• _Work to do_:
Below is a listing to transcribe in full and exactly; keep the pictures out.

• _Available data_:
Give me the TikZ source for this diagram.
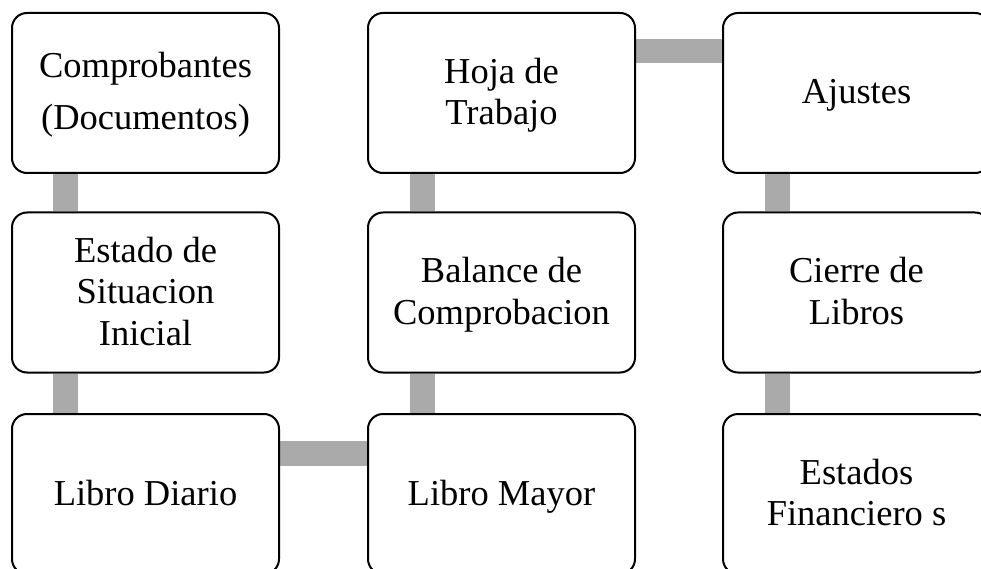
\documentclass[tikz,border=0pt]{standalone}
\usepackage{fontspec}
\setmainfont{Liberation Serif}
\definecolor{conngray}{RGB}{170,170,170}
\newcommand\mystrut{\rule[-9.75pt]{0pt}{41.5pt}}
\pgfdeclarelayer{background}
\pgfsetlayers{background,main}
\begin{document}
\begin{tikzpicture}[x=1pt,y=1pt,
  stepbox/.style={draw=black, line width=2pt, fill=white, rounded corners=15pt,
    minimum width=267pt, minimum height=160pt, inner sep=0pt, align=center,
    font=\fontsize{36.5}{41.5}\selectfont},
  conn/.style={draw=conngray, line width=24.5pt}]
\useasboundingbox (0,0) rectangle (981,-569);
\node[stepbox] (comp) at (145.5,-93) {\mystrut Comprobantes\\[10.5pt]\mystrut(Documentos)};
\node[stepbox] (esi)  at (145.5,-292.5) {\mystrut Estado de\\\mystrut Situacion\\\mystrut Inicial};
\node[stepbox] (ld)   at (145.5,-494) {\mystrut Libro Diario};
\node[stepbox] (lm)   at (501.5,-494) {\mystrut Libro Mayor};
\node[stepbox] (bc)   at (501.5,-292.5) {\mystrut Balance de\\\mystrut Comprobacion};
\node[stepbox] (ht)   at (501.5,-93) {\mystrut Hoja de\\\mystrut Trabajo};
\node[stepbox] (aj)   at (856.5,-93) {\mystrut Ajustes};
\node[stepbox] (cl)   at (856.5,-292.5) {\mystrut Cierre de\\\mystrut Libros};
\node[stepbox] (ef)   at (856.5,-494) {\mystrut Estados\\\mystrut Financiero s};
\begin{pgfonlayer}{background}
\draw[conn] ([xshift=54.5pt]comp.south west) -- ([xshift=54.5pt]esi.north west);
\draw[conn] ([xshift=54.5pt]esi.south west) -- ([xshift=54.5pt]ld.north west);
\draw[conn] ([yshift=-40.5pt]ld.north east) -- ([yshift=-40.5pt]lm.north west);
\draw[conn] ([xshift=55.5pt]lm.north west) -- ([xshift=55.5pt]bc.south west);
\draw[conn] ([xshift=55.5pt]bc.north west) -- ([xshift=55.5pt]ht.south west);
\draw[conn] ([yshift=-39pt]ht.north east) -- ([yshift=-39pt]aj.north west);
\draw[conn] ([xshift=55.5pt]aj.south west) -- ([xshift=55.5pt]cl.north west);
\draw[conn] ([xshift=55.5pt]cl.south west) -- ([xshift=55.5pt]ef.north west);
\end{pgfonlayer}
\end{tikzpicture}
\end{document}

• _Task response_:
Give me the TikZ source for this diagram.
\documentclass[tikz,border=0pt]{standalone}
\usepackage{fontspec}
\setmainfont{Liberation Serif}
\definecolor{conngray}{RGB}{170,170,170}
\newcommand\mystrut{\rule[-9.75pt]{0pt}{41.5pt}}
\pgfdeclarelayer{background}
\pgfsetlayers{background,main}
\begin{document}
\begin{tikzpicture}[x=1pt,y=1pt,
  stepbox/.style={draw=black, line width=2pt, fill=white, rounded corners=15pt,
    minimum width=267pt, minimum height=160pt, inner sep=0pt, align=center,
    font=\fontsize{36.5}{41.5}\selectfont},
  conn/.style={draw=conngray, line width=24.5pt}]
\useasboundingbox (0,0) rectangle (981,-569);
\node[stepbox] (comp) at (145.5,-93) {\mystrut Comprobantes\\[10.5pt]\mystrut(Documentos)};
\node[stepbox] (esi)  at (145.5,-292.5) {\mystrut Estado de\\\mystrut Situacion\\\mystrut Inicial};
\node[stepbox] (ld)   at (145.5,-494) {\mystrut Libro Diario};
\node[stepbox] (lm)   at (501.5,-494) {\mystrut Libro Mayor};
\node[stepbox] (bc)   at (501.5,-292.5) {\mystrut Balance de\\\mystrut Comprobacion};
\node[stepbox] (ht)   at (501.5,-93) {\mystrut Hoja de\\\mystrut Trabajo};
\node[stepbox] (aj)   at (856.5,-93) {\mystrut Ajustes};
\node[stepbox] (cl)   at (856.5,-292.5) {\mystrut Cierre de\\\mystrut Libros};
\node[stepbox] (ef)   at (856.5,-494) {\mystrut Estados\\\mystrut Financiero s};
\begin{pgfonlayer}{background}
\draw[conn] ([xshift=54.5pt]comp.south west) -- ([xshift=54.5pt]esi.north west);
\draw[conn] ([xshift=54.5pt]esi.south west) -- ([xshift=54.5pt]ld.north west);
\draw[conn] ([yshift=-40.5pt]ld.north east) -- ([yshift=-40.5pt]lm.north west);
\draw[conn] ([xshift=55.5pt]lm.north west) -- ([xshift=55.5pt]bc.south west);
\draw[conn] ([xshift=55.5pt]bc.north west) -- ([xshift=55.5pt]ht.south west);
\draw[conn] ([yshift=-39pt]ht.north east) -- ([yshift=-39pt]aj.north west);
\draw[conn] ([xshift=55.5pt]aj.south west) -- ([xshift=55.5pt]cl.north west);
\draw[conn] ([xshift=55.5pt]cl.south west) -- ([xshift=55.5pt]ef.north west);
\end{pgfonlayer}
\end{tikzpicture}
\end{document}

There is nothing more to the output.